Kementerian Energi dan Sumber Daya Mineral (ESDM) mengklaim pelaksanaan harga gas bumi tertentu (HGBT) senilai US$6 per MMBTU berdampak pada kehilangan penerimaan negara sebesar Rp29,39 triliun. Direktur Jenderal Minyak dan Gas Bumi Ditjen Migas Tutuka Ariadji mengatakan kerugian dipicu oleh penyesuaian harga gas bumi, setelah menghitung bagi hasil produksi migas antara bagian pemerintah terhadap kontraktor. “Terkait penurunan-penurunan penerimaan bagian negara atas HGBT ini, kewajiban mereka kepada kontraktor yaitu sebesar 46,81 persen atau Rp16,46 triliun pada 2021 dan 46,94 persen atau Rp12,93 triliun 2022,” kata Tutuka dalam keterangan resmi seperti dikutip pada Kamis (13/4).
Tutuka menilai dalam menjalankan kebijakan insentif harga gas sebesar US$6 per MMBTU untuk tujuh sektor industri tersebut, pemerintah hanya bisa mengorbankan bagian negara.

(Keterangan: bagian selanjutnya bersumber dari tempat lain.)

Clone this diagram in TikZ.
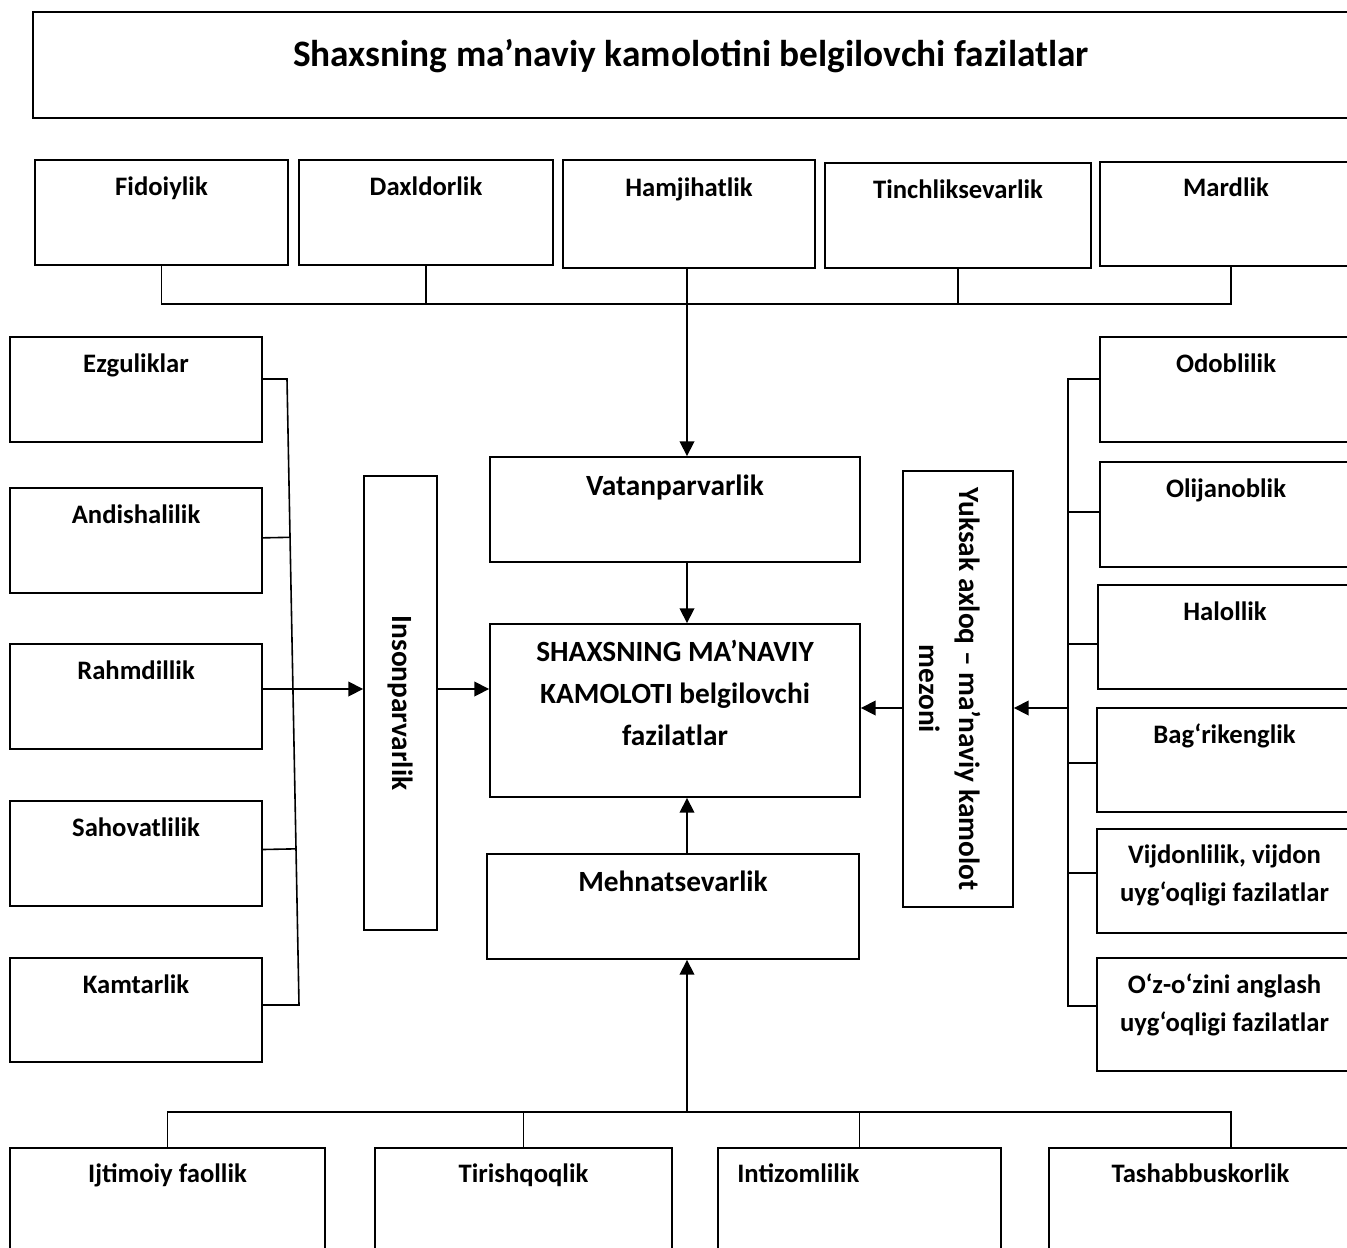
\documentclass[tikz,border=0pt]{standalone}
\usepackage{fontspec}
\setmainfont{Carlito}
\usetikzlibrary{fit,calc,arrows.meta}

\tikzset{
  kbox/.style={draw, line width=1.4pt, inner sep=0pt},
  klabel/.style={font=\bfseries\fontsize{20}{28.5}\selectfont, anchor=base, align=center, inner sep=0pt},
  kmid/.style={klabel, font=\bfseries\fontsize{22}{31.5}\selectfont},
  link/.style={line width=1.2pt},
  arr/.style={link, -{Triangle[length=11pt,width=11pt]}},
}

\begin{document}
\begin{tikzpicture}[x=0.75pt,y=-0.75pt]
\useasboundingbox (0,0) rectangle (1347,1247);
\clip (0,0) rectangle (1347,1247);

% title
\node[kbox, fit={(33,12) (1352,118)}] (title) {};
\node[klabel, font=\bfseries\fontsize{28}{32}\selectfont] at (691,66) {Shaxsning ma’naviy kamolotini belgilovchi fazilatlar};

% top row
\node[kbox, fit={(35,160) (288,265)}] (fid) {};
\node[kbox, fit={(299,160) (553,265)}] (dax) {};
\node[kbox, fit={(563,160) (815,268)}] (ham) {};
\node[kbox, fit={(825,163) (1091,268)}] (tin) {};
\node[kbox, fit={(1100,162) (1352,266)}] (mar) {};
\node[klabel] at ($(fid.north)+(0,36)$) {Fidoiylik};
\node[klabel] at ($(dax.north)+(0,36)$) {Daxldorlik};
\node[klabel] at ($(ham.north)+(0,37)$) {Hamjihatlik};
\node[klabel] at ($(tin.north)+(0,36)$) {Tinchliksevarlik};
\node[klabel] at ($(mar.north)+(0,35)$) {Mardlik};

% middle column
\node[kbox, fit={(490,457) (860,562)}] (vat) {};
\node[kbox, fit={(490,624) (860,797)}] (core) {};
\node[kbox, fit={(487,854) (859,959)}] (meh) {};
\node[kmid] at ($(vat.north)+(0,39)$) {Vatanparvarlik};
\node[kmid] at ($(core.north)+(0,122)$)
  {SHAXSNING MA’NAVIY\\KAMOLOTI belgilovchi\\fazilatlar};
\node[kmid] at ($(meh.north)+(0,38)$) {Mehnatsevarlik};

% left column
\node[kbox, fit={(10,337) (262,442)}] (ezg) {};
\node[kbox, fit={(10,488) (262,593)}] (and) {};
\node[kbox, fit={(10,644) (262,749)}] (rah) {};
\node[kbox, fit={(10,801) (262,906)}] (sah) {};
\node[kbox, fit={(10,958) (262,1062)}] (kam) {};
\node[klabel] at ($(ezg.north)+(0,36)$) {Ezguliklar};
\node[klabel] at ($(and.north)+(0,36)$) {Andishalilik};
\node[klabel] at ($(rah.north)+(0,36)$) {Rahmdillik};
\node[klabel] at ($(sah.north)+(0,36)$) {Sahovatlilik};
\node[klabel] at ($(kam.north)+(0,36)$) {Kamtarlik};

\node[kbox, fit={(364,476) (437,930)}] (inson) {};
\node[kmid, anchor=center, rotate=-90] at (inson.center) {Insonparvarlik};

% right column
\node[kbox, fit={(1100,337) (1352,442)}] (odo) {};
\node[kbox, fit={(1100,462) (1352,567)}] (oli) {};
\node[kbox, fit={(1098,585) (1352,689)}] (hal) {};
\node[kbox, fit={(1097,708) (1352,812)}] (bag) {};
\node[kbox, fit={(1097,829) (1352,933)}] (vij) {};
\node[kbox, fit={(1097,958) (1352,1071)}] (ozo) {};
\node[klabel] at ($(odo.north)+(0,36)$) {Odoblilik};
\node[klabel] at ($(oli.north)+(0,36)$) {Olijanoblik};
\node[klabel] at ($(hal.north)+(0,36)$) {Halollik};
\node[klabel] at ($(bag.north)+(0,36)$) {Bag‘rikenglik};
\node[klabel] at ($(vij.north)+(0,73)$) {Vijdonlilik, vijdon\\uyg‘oqligi fazilatlar};
\node[klabel] at ($(ozo.north)+(0,74)$) {O‘z-o‘zini anglash\\uyg‘oqligi fazilatlar};

\node[kbox, fit={(903,471) (1013,907)}] (yuk) {};
\node[kmid, anchor=center, rotate=-90, font=\bfseries\fontsize{22}{30}\selectfont] at (950,689)
  {Yuksak axloq – ma’naviy kamolot\\mezoni};

% bottom row
\node[kbox, fit={(10,1148) (325,1256)}] (ijt) {};
\node[kbox, fit={(375,1148) (672,1256)}] (tir) {};
\node[kbox, fit={(718,1148) (1001,1256)}] (int) {};
\node[kbox, fit={(1049,1148) (1352,1256)}] (tas) {};
\node[klabel] at ($(ijt.north)+(0,35)$) {Ijtimoiy faollik};
\node[klabel] at ($(tir.north)+(0,35)$) {Tirishqoqlik};
\node[klabel, anchor=base west] at ($(int.north west)+(20,35)$) {Intizomlilik};
\node[klabel] at ($(tas.north)+(0,35)$) {Tashabbuskorlik};

% buses
\coordinate (axis) at (687,0);
\coordinate (tbus) at (0,304);
\coordinate (bbus) at (0,1112);
\coordinate (lbT) at (287,379);
\coordinate (lbB) at (299,1005);
\coordinate (rbT) at (1068,379);
\coordinate (rbB) at (1068,1006);
\coordinate (lrow) at (0,689);
\coordinate (rrow) at (0,708);
\coordinate (tbR) at (1231,304);
\coordinate (bbR) at (1231,1112);

% top bus
\draw[link] (fid.south) |- (tbR) -- (tbR |- mar.south);
\draw[link] (dax.south) -- (dax.south |- tbus);
\draw[link] (tin.south) -- (tin.south |- tbus);
\draw[arr] (axis |- ham.south) -- (axis |- vat.north);

% centre arrows
\draw[arr] (axis |- vat.south) -- (axis |- core.north);
\draw[arr] (axis |- meh.north) -- (axis |- core.south);
\draw[arr] (axis |- bbus) -- (axis |- meh.south);

% bottom bus
\draw[link] (ijt.north) |- (bbR) -- (bbR |- tas.north);
\draw[link] (tir.north) -- (tir.north |- bbus);
\draw[link] (int.north) -- (int.north |- bbus);

% left bus
\draw[link] (ezg.east |- lbT) -- (lbT) -- (lbB) -- (kam.east |- lbB);
\draw[link] ([yshift=2pt]and.east) -- ($(lbT)!([yshift=2pt]and.east)!(lbB)$);
\draw[link] ([yshift=3pt]sah.east) -- ($(lbT)!([yshift=3pt]sah.east)!(lbB)$);
\draw[arr] (rah.east |- lrow) -- (inson.west |- lrow);
\draw[arr] (inson.east |- lrow) -- (core.west |- lrow);

% right bus
\draw[link] (odo.west |- rbT) -- (rbT) -- (rbB) -- (ozo.west |- rbB);
\draw[link] (oli.west |- 0,512) -- (rbT |- 0,512);
\draw[link] (hal.west |- 0,644) -- (rbT |- 0,644);
\draw[link] (bag.west |- 0,763) -- (rbT |- 0,763);
\draw[link] (vij.west |- 0,873) -- (rbT |- 0,873);
\draw[arr] (rbT |- rrow) -- (yuk.east |- rrow);
\draw[arr] (yuk.west |- rrow) -- (core.east |- rrow);
\end{tikzpicture}
\end{document}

Sedangkan, porsi bagian kontraktor tetap. Tutuka menambahkan penurunan pendapatan negara juga terjadi pada perpajakan dari industri penerima insentif harga gas, yakni sebesar 3 persen pada 2021.
Atas kondisi penerimaan negara yang hilang tersebut, Tutuka menyebut Kementerian ESDM telah mengajukan penyesuaian penerimaan negara atas penerapan HGBT. Adapun atas pengajuan tersebut, Menteri Keuangan Sri Mulyani juga telah memberikan tanggapan atas penyesuaian penerimaan negara, sesuai dengan penyesuaian penerimaan HGBT.